Objective:
Restate, word for word, every line of the data.

*** Information supplied

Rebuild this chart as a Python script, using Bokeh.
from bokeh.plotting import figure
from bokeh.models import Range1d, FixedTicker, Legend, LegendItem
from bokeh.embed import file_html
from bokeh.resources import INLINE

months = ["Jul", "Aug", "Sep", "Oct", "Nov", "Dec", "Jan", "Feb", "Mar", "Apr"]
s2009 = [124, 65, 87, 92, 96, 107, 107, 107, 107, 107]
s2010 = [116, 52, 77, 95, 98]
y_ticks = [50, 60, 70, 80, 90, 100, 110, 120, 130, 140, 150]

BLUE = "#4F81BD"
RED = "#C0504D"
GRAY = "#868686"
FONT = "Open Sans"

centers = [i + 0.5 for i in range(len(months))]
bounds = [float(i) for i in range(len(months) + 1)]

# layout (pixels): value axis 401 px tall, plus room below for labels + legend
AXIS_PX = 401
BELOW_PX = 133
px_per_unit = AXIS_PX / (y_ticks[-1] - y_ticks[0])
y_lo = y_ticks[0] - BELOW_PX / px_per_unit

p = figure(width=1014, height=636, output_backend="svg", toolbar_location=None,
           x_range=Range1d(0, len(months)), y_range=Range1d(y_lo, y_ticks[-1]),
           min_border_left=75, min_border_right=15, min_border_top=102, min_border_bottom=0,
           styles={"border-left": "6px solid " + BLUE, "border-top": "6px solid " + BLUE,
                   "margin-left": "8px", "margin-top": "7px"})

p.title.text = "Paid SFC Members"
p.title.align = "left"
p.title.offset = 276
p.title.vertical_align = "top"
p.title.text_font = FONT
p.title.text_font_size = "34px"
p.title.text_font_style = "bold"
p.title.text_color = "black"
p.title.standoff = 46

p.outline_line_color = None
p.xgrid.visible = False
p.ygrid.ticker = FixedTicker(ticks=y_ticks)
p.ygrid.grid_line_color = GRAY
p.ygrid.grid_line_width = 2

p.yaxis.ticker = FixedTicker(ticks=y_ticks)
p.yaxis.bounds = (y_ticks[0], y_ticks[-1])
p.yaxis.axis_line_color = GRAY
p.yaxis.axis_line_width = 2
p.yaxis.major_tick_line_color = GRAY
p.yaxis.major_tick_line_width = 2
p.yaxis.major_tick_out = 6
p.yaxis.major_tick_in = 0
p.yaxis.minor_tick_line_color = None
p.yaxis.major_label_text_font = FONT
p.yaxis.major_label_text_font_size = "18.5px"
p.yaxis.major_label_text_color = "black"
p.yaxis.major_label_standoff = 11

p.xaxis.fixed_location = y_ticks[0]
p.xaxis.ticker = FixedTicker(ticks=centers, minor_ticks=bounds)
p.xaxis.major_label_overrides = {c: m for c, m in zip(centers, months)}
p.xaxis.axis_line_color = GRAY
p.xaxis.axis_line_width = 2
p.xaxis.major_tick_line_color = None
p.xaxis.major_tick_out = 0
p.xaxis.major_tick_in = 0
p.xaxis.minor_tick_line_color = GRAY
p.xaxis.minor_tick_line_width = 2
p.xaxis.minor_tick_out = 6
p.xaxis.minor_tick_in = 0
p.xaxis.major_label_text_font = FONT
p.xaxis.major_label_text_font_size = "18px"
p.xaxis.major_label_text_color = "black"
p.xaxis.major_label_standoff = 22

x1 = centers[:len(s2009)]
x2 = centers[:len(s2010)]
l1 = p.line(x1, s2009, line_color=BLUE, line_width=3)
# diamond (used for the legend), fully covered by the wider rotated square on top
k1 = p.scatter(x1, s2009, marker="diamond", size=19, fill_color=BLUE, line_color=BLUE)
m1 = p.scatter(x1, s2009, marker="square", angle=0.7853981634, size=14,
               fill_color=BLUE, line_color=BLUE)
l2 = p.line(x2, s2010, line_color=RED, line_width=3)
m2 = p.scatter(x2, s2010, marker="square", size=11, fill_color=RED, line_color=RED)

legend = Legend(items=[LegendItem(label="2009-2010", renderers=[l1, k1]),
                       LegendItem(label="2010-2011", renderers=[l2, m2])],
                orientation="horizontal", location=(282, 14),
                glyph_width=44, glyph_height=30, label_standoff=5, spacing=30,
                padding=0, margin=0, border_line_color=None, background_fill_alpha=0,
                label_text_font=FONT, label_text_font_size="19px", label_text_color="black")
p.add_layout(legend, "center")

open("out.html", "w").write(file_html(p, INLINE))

******

Full solution:
Rebuild this chart as a Python script, using Bokeh.
from bokeh.plotting import figure
from bokeh.models import Range1d, FixedTicker, Legend, LegendItem
from bokeh.embed import file_html
from bokeh.resources import INLINE

months = ["Jul", "Aug", "Sep", "Oct", "Nov", "Dec", "Jan", "Feb", "Mar", "Apr"]
s2009 = [124, 65, 87, 92, 96, 107, 107, 107, 107, 107]
s2010 = [116, 52, 77, 95, 98]
y_ticks = [50, 60, 70, 80, 90, 100, 110, 120, 130, 140, 150]

BLUE = "#4F81BD"
RED = "#C0504D"
GRAY = "#868686"
FONT = "Open Sans"

centers = [i + 0.5 for i in range(len(months))]
bounds = [float(i) for i in range(len(months) + 1)]

# layout (pixels): value axis 401 px tall, plus room below for labels + legend
AXIS_PX = 401
BELOW_PX = 133
px_per_unit = AXIS_PX / (y_ticks[-1] - y_ticks[0])
y_lo = y_ticks[0] - BELOW_PX / px_per_unit

p = figure(width=1014, height=636, output_backend="svg", toolbar_location=None,
           x_range=Range1d(0, len(months)), y_range=Range1d(y_lo, y_ticks[-1]),
           min_border_left=75, min_border_right=15, min_border_top=102, min_border_bottom=0,
           styles={"border-left": "6px solid " + BLUE, "border-top": "6px solid " + BLUE,
                   "margin-left": "8px", "margin-top": "7px"})

p.title.text = "Paid SFC Members"
p.title.align = "left"
p.title.offset = 276
p.title.vertical_align = "top"
p.title.text_font = FONT
p.title.text_font_size = "34px"
p.title.text_font_style = "bold"
p.title.text_color = "black"
p.title.standoff = 46

p.outline_line_color = None
p.xgrid.visible = False
p.ygrid.ticker = FixedTicker(ticks=y_ticks)
p.ygrid.grid_line_color = GRAY
p.ygrid.grid_line_width = 2

p.yaxis.ticker = FixedTicker(ticks=y_ticks)
p.yaxis.bounds = (y_ticks[0], y_ticks[-1])
p.yaxis.axis_line_color = GRAY
p.yaxis.axis_line_width = 2
p.yaxis.major_tick_line_color = GRAY
p.yaxis.major_tick_line_width = 2
p.yaxis.major_tick_out = 6
p.yaxis.major_tick_in = 0
p.yaxis.minor_tick_line_color = None
p.yaxis.major_label_text_font = FONT
p.yaxis.major_label_text_font_size = "18.5px"
p.yaxis.major_label_text_color = "black"
p.yaxis.major_label_standoff = 11

p.xaxis.fixed_location = y_ticks[0]
p.xaxis.ticker = FixedTicker(ticks=centers, minor_ticks=bounds)
p.xaxis.major_label_overrides = {c: m for c, m in zip(centers, months)}
p.xaxis.axis_line_color = GRAY
p.xaxis.axis_line_width = 2
p.xaxis.major_tick_line_color = None
p.xaxis.major_tick_out = 0
p.xaxis.major_tick_in = 0
p.xaxis.minor_tick_line_color = GRAY
p.xaxis.minor_tick_line_width = 2
p.xaxis.minor_tick_out = 6
p.xaxis.minor_tick_in = 0
p.xaxis.major_label_text_font = FONT
p.xaxis.major_label_text_font_size = "18px"
p.xaxis.major_label_text_color = "black"
p.xaxis.major_label_standoff = 22

x1 = centers[:len(s2009)]
x2 = centers[:len(s2010)]
l1 = p.line(x1, s2009, line_color=BLUE, line_width=3)
# diamond (used for the legend), fully covered by the wider rotated square on top
k1 = p.scatter(x1, s2009, marker="diamond", size=19, fill_color=BLUE, line_color=BLUE)
m1 = p.scatter(x1, s2009, marker="square", angle=0.7853981634, size=14,
               fill_color=BLUE, line_color=BLUE)
l2 = p.line(x2, s2010, line_color=RED, line_width=3)
m2 = p.scatter(x2, s2010, marker="square", size=11, fill_color=RED, line_color=RED)

legend = Legend(items=[LegendItem(label="2009-2010", renderers=[l1, k1]),
                       LegendItem(label="2010-2011", renderers=[l2, m2])],
                orientation="horizontal", location=(282, 14),
                glyph_width=44, glyph_height=30, label_standoff=5, spacing=30,
                padding=0, margin=0, border_line_color=None, background_fill_alpha=0,
                label_text_font=FONT, label_text_font_size="19px", label_text_color="black")
p.add_layout(legend, "center")

open("out.html", "w").write(file_html(p, INLINE))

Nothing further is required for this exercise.